I play this game every year with my cousins at IHOP and it never fails to pass the time. You’ll need an even number of people for this game, so I suggest substitutions if someone’s left out. Divide the group into two evenly split groups and arrange the groups in a horizontal line facing one another. The person across from you is your partner. Each round, each group comes up with a word that they’re each going to try to get their partner to guess. What makes this game difficult is that you can only provide a one-word clue. You can’t use a word’s rhyme as its clue, and you can’t use proper nouns. Whoever guesses the word correctly gets a point, and you keep going to see who gets the most points.
5. 7 Up
If you didn’t play this game in school when you had a substitute, I don’t know what you were doing with your life back in the ’90s. 7 Up (or the more extended title, Heads Up 7 Up) got me through many a school day. Anyway, here’s how it works — no teams needed for this one. You’ll need to designate someone as “the teacher” — I would pick the host to make it easier. The host picks seven people to be “It.” When the host says, “Heads down, thumbs up,” the remaining people obey — the “It” people than go around and press down everyone’s thumbs. When everyone’s thumbs are down, the host says “Heads up, seven up” and everyone tries to guess who pressed down their thumb. Whoever gets it right becomes the new “It.” Rinse, repeat, and maybe indulge yourselves in a little walk down memory lane.
6. Coke and Pepsi
This game is honestly my favorite. You actually need an odd number of people for this — one person will emcee rather than play. I could spend six pages going into all the intricacies and special rules of this game, so I’ll just help with the setup. Everybody picks a partner, and the partners go stand on opposite sides of the room from each other. One side of the room is designated as “Coke” and the other is “Pepsi.” When the emcee yells out “Coke,” the coke side has to run across the room and sit on their partner’s lap. When the emcee yells “Pepsi,” the Pepsi side has to run across the room. The last person there is out, so it’s sudden-death elimination. Like I said, there are many more rules — most named after different sugary beverages such as Mountain Dew, Sprite, Dr. Pepper, and more — but I really don’t have the time or finger strength to get into it. This blog post covers it pretty accurately, or you could just ask any one of your friends who’s ever been to a bar or bat mitzvah.

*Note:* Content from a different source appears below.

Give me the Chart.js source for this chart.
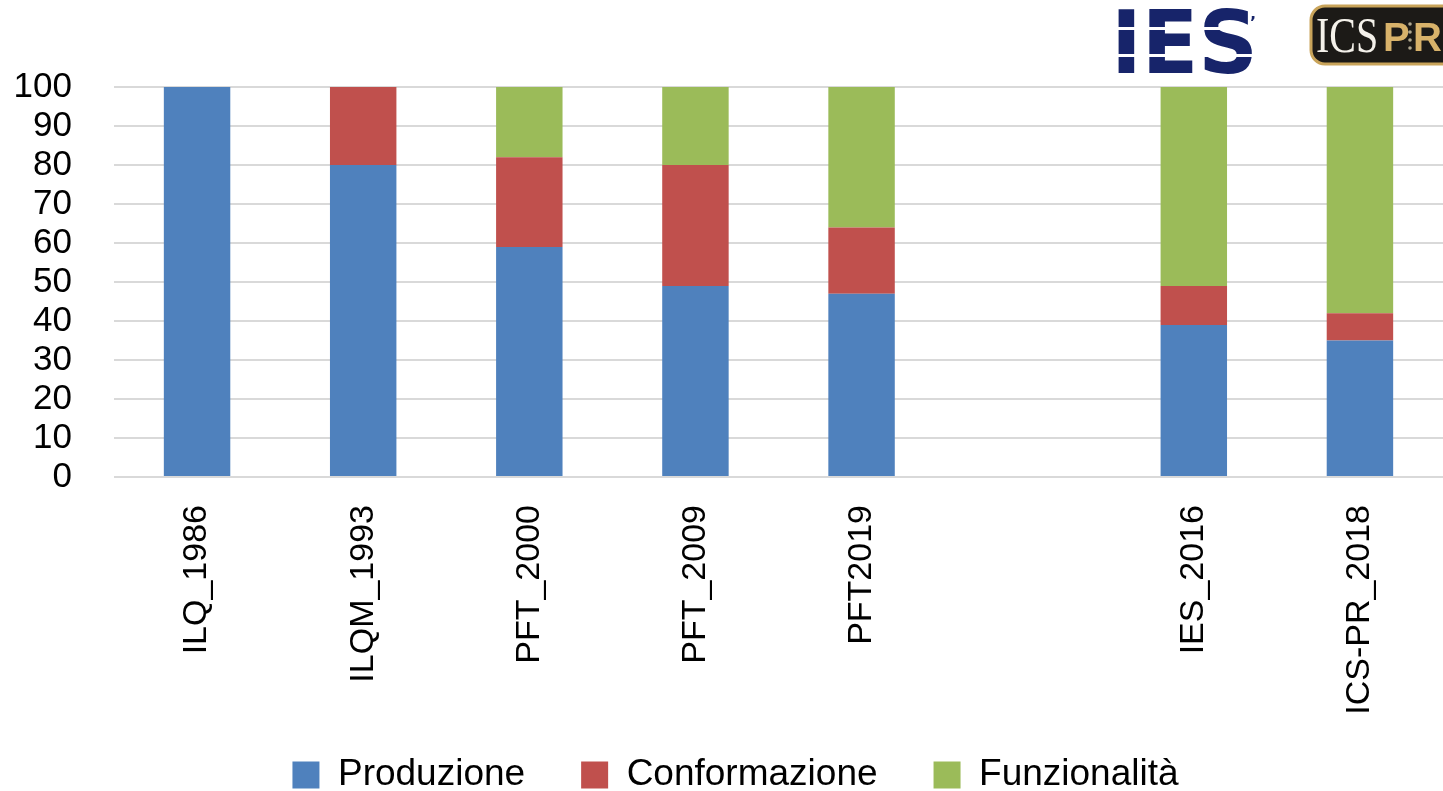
<!DOCTYPE html>
<html>
<head>
<meta charset="utf-8">
<script src="https://cdn.jsdelivr.net/npm/chart.js@4.4.1/dist/chart.umd.min.js"></script>
<style>
  html, body { margin: 0; padding: 0; background: #fff; }
  #wrap { width: 1443px; height: 791px; position: relative; }
</style>
</head>
<body>
<div id="wrap"><canvas id="c"></canvas></div>
<script>
const categories = ['ILQ_1986', 'ILQM_1993', 'PFT_2000', 'PFT_2009', 'PFT2019', '', 'IES_2016', 'ICS-PR_2018'];
const produzione = [100, 80, 59, 49, 47, null, 39, 35];
const conformazione = [0, 20, 23, 31, 17, null, 10, 7];
const funzionalita = [0, 0, 18, 20, 36, null, 51, 58];
const seriesNames = ['Produzione', 'Conformazione', 'Funzionalità'];
const seriesColors = ['#4f81bd', '#c0504d', '#9bbb59'];
const yMin = 0, yMax = 100, yStep = 10;

const FONT = 'Liberation Sans';

const legendShift = {
  id: 'legendShift',
  afterLayout(chart) {
    const lg = chart.legend;
    if (!lg) return;
    const pad = lg.options.labels.padding;
    const fs = lg.options.labels.font.size;
    lg.top = 775 - pad - fs / 2;
    lg.bottom = chart.height;
    lg.height = lg.bottom - lg.top;
    lg.left += 14;
    lg.right += 14;
  }
};

const logoPlugin = {
  id: 'logos',
  afterDraw(chart) {
    const ctx = chart.ctx;
    // IES logo
    ctx.save();
    const bx = 1111, by = 10, bw = 147, bh = 63;
    ctx.font = 'bold 80px "DejaVu Sans"';
    ctx.textBaseline = 'alphabetic';
    const m = ctx.measureText('IES');
    const capH = 80 * 0.729;
    ctx.translate(bx, by);
    ctx.scale(bw / m.width, bh / capH);
    ctx.fillStyle = '#17246a';
    ctx.fillText('IES', 0, capH);
    ctx.restore();
    ctx.save();
    ctx.fillStyle = '#ffffff';
    ctx.fillRect(bx, 27, bw, 3);
    ctx.fillRect(bx, 54, bw, 3);
    ctx.fillStyle = '#17246a';
    ctx.font = 'bold 16px "DejaVu Sans"';
    ctx.fillText('\u2019', 1250, 24);
    ctx.restore();

    // ICSPR logo
    ctx.save();
    ctx.beginPath();
    ctx.roundRect(1311, 6, 150, 58, 14);
    ctx.fillStyle = '#1c1a17';
    ctx.fill();
    ctx.lineWidth = 3;
    ctx.strokeStyle = '#c9a45a';
    ctx.stroke();
    ctx.fillStyle = '#f4f1ea';
    ctx.font = '50px "Liberation Serif"';
    ctx.textBaseline = 'alphabetic';
    ctx.save();
    ctx.translate(1316, 52);
    ctx.scale(0.8, 1);
    ctx.fillText('ICS', 0, 0);
    ctx.restore();
    ctx.fillStyle = '#d8b26a';
    ctx.font = 'bold 40px ' + FONT;
    ctx.fillText('P', 1383, 51);
    ctx.fillText('R', 1413, 51);
    ctx.fillStyle = '#b0a890';
    for (let i = 0; i < 4; i++) {
      ctx.beginPath();
      ctx.arc(1410, 24 + i * 8, 1.8, 0, Math.PI * 2);
      ctx.fill();
    }
    ctx.restore();
  }
};

new Chart(document.getElementById('c'), {
  type: 'bar',
  data: {
    labels: categories,
    datasets: [
      { label: seriesNames[0], data: produzione, backgroundColor: seriesColors[0] },
      { label: seriesNames[1], data: conformazione, backgroundColor: seriesColors[1] },
      { label: seriesNames[2], data: funzionalita, backgroundColor: seriesColors[2] }
    ]
  },
  options: {
    responsive: true,
    maintainAspectRatio: false,
    animation: false,
    layout: { padding: { top: 87, left: 0, right: 0, bottom: 0 } },
    datasets: { bar: { categoryPercentage: 1.0, barPercentage: 0.4, borderWidth: 0 } },
    plugins: {
      legend: {
        position: 'bottom',
        maxHeight: 69,
        labels: {
          font: { family: FONT, size: 37 },
          color: '#000',
          boxWidth: 27,
          boxHeight: 27,
          padding: 56
        }
      },
      tooltip: { enabled: false }
    },
    scales: {
      x: {
        stacked: true,
        grid: { display: false, drawTicks: false },
        border: { display: false },
        ticks: {
          autoSkip: false,
          minRotation: 90,
          maxRotation: 90,
          padding: 28,
          color: '#000',
          font: { family: FONT, size: 34 }
        },
        afterFit(scale) { scale.height = 245; }
      },
      y: {
        stacked: true,
        min: yMin,
        max: yMax,
        grid: { color: '#d9d9d9', lineWidth: 2, drawTicks: false },
        border: { display: false },
        ticks: {
          autoSkip: false,
          stepSize: yStep,
          padding: 42,
          color: '#000',
          font: { family: FONT, size: 35 }
        },
        afterFit(scale) { scale.width = 114; }
      }
    }
  },
  plugins: [legendShift, logoPlugin]
});
</script>
</body>
</html>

Catchphrase is another word guessing game. You can play this with a board game or an app, or you can use the power of imagination and a pre-determined set of words — like, for example, a list. The goal is for each team to try to get their team to guess as many words as they can under a certain time limit. You obviously can’t use any parts of the word, or a rhyming word, in your clues.
8. Broken Telephone
Yeah, I might sound like I’m ten years old right now, but I’m not even exaggerating that I’ve made friends and laughed myself into tears just by playing this game. This game is similar to telephone, except that instead of whispering what you just heard into the person next to you’s ear, you whisper the first thing that comes to mind. It’s enjoyable in the end to go around and say what each person said, and how you can start with one word and end with something totally out of the left field.
9. Two Truths And A Lie
This probably only works if your guests don’t know each other very well — or I guess it could also work if you go with very obscure facts about yourself. Either way, it’s a good way to get to know everyone a little better.
10. Never Have I Ever
Listen, this game doesn’t have to get X-rated — for instance, I’ve never broken a bone. (That’s my go-to, by the way.) But fair warning: once somebody takes it past PG-13 territory, there’s usually no going back.